The CBL said the story which was first reported in the Frontpage Africa Newspaper on Friday, 1 November 2019, has the potential of sowing discontent at the Bank and within the wider society and, in so doing, undermines the recent hard work by a renewed and re-invigorated CBL Board of Governors to enhance the credibility of the Bank as the Monetary Authority of the Country.

In a press release issued by the CBL Tuesday November 5, the bank said, like other public sector organizations, is implementing an austerity program that will qualify the Government of Liberia for an IMF-Supported Program, which is critical to the country’s economic recovery in the medium term.
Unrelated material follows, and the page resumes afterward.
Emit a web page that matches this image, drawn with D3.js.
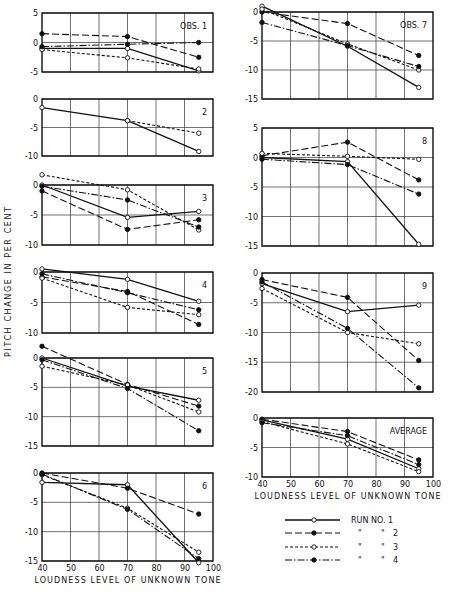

It said nowhere is CBL planning to lay-off more than half of its entire human resources. Admittedly, the current level of CBL staffing is unsustainable, but the final figure, which is yet to be decided by the Board of Governors, is not likely to exceed 10% of its wage bill and that most of the expectedly redundant staff could be considered under a contractual arrangement.

The release further stated that while the ongoing negotiation is in an advanced stage, there are still issues to be concluded between the IMF staff and the Government, of which the CBL is an important player.

The CBL said its current austerity program being implemented was necessitated by several years of deficit financing, going as far back as several past administrations. More than this, CBL austerity program involves more than just laying off staff. It also includes other components of the budget.

The release notes that it is important to also note that the proposed budget cut of the Bank is intended to strengthen the financial position of the Bank to enable it effectively perform its primary function of ensuring both monetary and financial stability.
The bank said it is hoped that the above austerity measures will bring CBL operating expenditure under control by 2020, making it unnecessary for the institution to resort to the use its reserves for deficit financing.

The bank concluded that it would like to work with a nationalistic and patriotic media that puts Liberia first, rather than media institutions whose publications cause panic and bring about social upheaval, undermining the national economy.